### What you have to do
From the first line of the data below through the line holding "import seaborn as sns", output each line exactly and leave the pictures out.

### Provided material
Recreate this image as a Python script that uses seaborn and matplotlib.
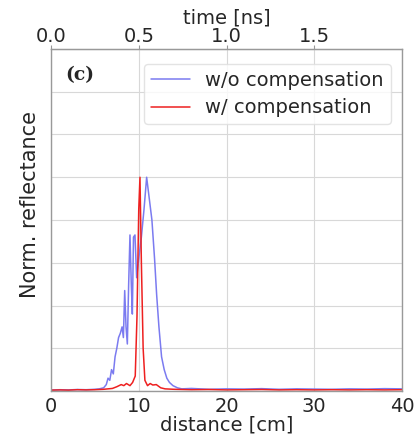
import numpy as np
import pandas as pd
import matplotlib
matplotlib.use("Agg")
import matplotlib.pyplot as plt
import seaborn as sns

# distance [cm] and normalized reflectance
dist_wo = [0, 1, 2, 3, 4, 5, 5.5, 6.0, 6.3, 6.5, 6.7, 6.9, 7.1, 7.3, 7.5, 7.7, 7.9, 8.1, 8.25,
           8.4, 8.55, 8.7, 8.85, 9.0, 9.15, 9.27, 9.4, 9.57, 9.76, 10.0, 10.3, 10.6, 10.9,
           11.2, 11.5, 11.8, 12.04, 12.3, 12.6, 12.9, 13.2, 13.5, 13.9, 14.4, 14.9, 16, 18,
           20, 22, 24, 26, 28, 30, 32, 34, 36, 38, 40]
refl_wo = [0.004, 0.006, 0.005, 0.007, 0.006, 0.008, 0.01, 0.015, 0.03, 0.06, 0.05, 0.1,
           0.08, 0.16, 0.2, 0.25, 0.27, 0.3, 0.25, 0.47, 0.3, 0.22, 0.5, 0.73, 0.5, 0.36,
           0.72, 0.73, 0.53, 0.62, 0.72, 0.85, 1.0, 0.9, 0.8, 0.62, 0.45, 0.3, 0.16, 0.1,
           0.06, 0.04, 0.025, 0.015, 0.01, 0.012, 0.008, 0.01, 0.009, 0.011, 0.008, 0.01,
           0.009, 0.008, 0.01, 0.009, 0.011, 0.01]

dist_w = [0, 1, 2, 3, 4, 5, 6, 7, 7.5, 8.0, 8.3, 8.6, 9.0, 9.3, 9.6, 9.8, 10.0, 10.14,
          10.3, 10.5, 10.7, 11.0, 11.3, 11.6, 12.0, 12.5, 13.0, 14, 16, 18, 20, 22, 24,
          26, 28, 30, 32, 34, 36, 38, 40]
refl_w = [0.004, 0.005, 0.004, 0.006, 0.005, 0.006, 0.008, 0.012, 0.02, 0.03, 0.025, 0.035,
          0.025, 0.04, 0.07, 0.35, 0.85, 1.0, 0.6, 0.2, 0.05, 0.025, 0.035, 0.028, 0.03,
          0.015, 0.01, 0.008, 0.006, 0.007, 0.005, 0.006, 0.007, 0.005, 0.006, 0.005,
          0.006, 0.005, 0.006, 0.005, 0.006]

x_ticks = [0, 10, 20, 30, 40]
t_ticks = [0.0, 0.5, 1.0, 1.5]

df = pd.concat([
    pd.DataFrame({"distance": dist_wo, "refl": refl_wo, "series": "w/o compensation"}),
    pd.DataFrame({"distance": dist_w, "refl": refl_w, "series": "w/ compensation"}),
])

sns.set_style("whitegrid")
plt.rcParams['font.family'] = ['DejaVu Sans']

fig = plt.figure(figsize=(4.15, 4.41), dpi=100)
ax = fig.add_axes([51/415, 1 - 391/441, 351/415, 342/441])

sns.lineplot(data=df, x="distance", y="refl", hue="series",
             palette={"w/o compensation": "#7b7bf0", "w/ compensation": "#ee2020"},
             linewidth=1.1, ax=ax, sort=False, estimator=None)

ax.set_xlim(0, 40)
ax.set_ylim(0, 1.6)
ax.set_xticks(x_ticks)
ax.set_yticks(np.arange(0, 1.61, 0.2))
ax.set_yticklabels([])
ax.grid(True, color="#d8d8d8", linewidth=0.8)
for s in ax.spines.values():
    s.set_color("#999999")
    s.set_linewidth(1.0)
ax.tick_params(axis="both", which="both", length=3, color="#999999", labelsize=14, pad=1)
ax.set_xlabel("distance [cm]", fontsize=14, labelpad=0)
ax.set_ylabel("Norm. reflectance", fontsize=15, labelpad=4)
ax.yaxis.set_label_coords(-0.03, 0.545)

sec = ax.secondary_xaxis("top", functions=(lambda d: d / 20.0, lambda t: t * 20.0))
sec.set_xticks(t_ticks)
sec.set_xticklabels([f"{t:.1f}" for t in t_ticks])
sec.tick_params(labelsize=14, length=3, color="#999999", pad=-1)
sec.set_xlabel("time [ns]", fontsize=14, labelpad=3)
sec.spines["top"].set_color("#999999")

ax.text(0.04, 0.925, "(c)", transform=ax.transAxes, fontsize=13.5, fontweight="bold",
        family="DejaVu Serif", va="center", ha="left")

leg = ax.legend(loc="upper right", bbox_to_anchor=(0.995, 0.985), fontsize=14,
                frameon=True, handlelength=2.0, borderpad=0.35, labelspacing=0.45,
                handletextpad=0.8)
leg.get_frame().set_edgecolor("#dddddd")
leg.set_title(None)

fig.savefig("out.png", dpi=100)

### The completed task
Recreate this image as a Python script that uses seaborn and matplotlib.
import numpy as np
import pandas as pd
import matplotlib
matplotlib.use("Agg")
import matplotlib.pyplot as plt
import seaborn as sns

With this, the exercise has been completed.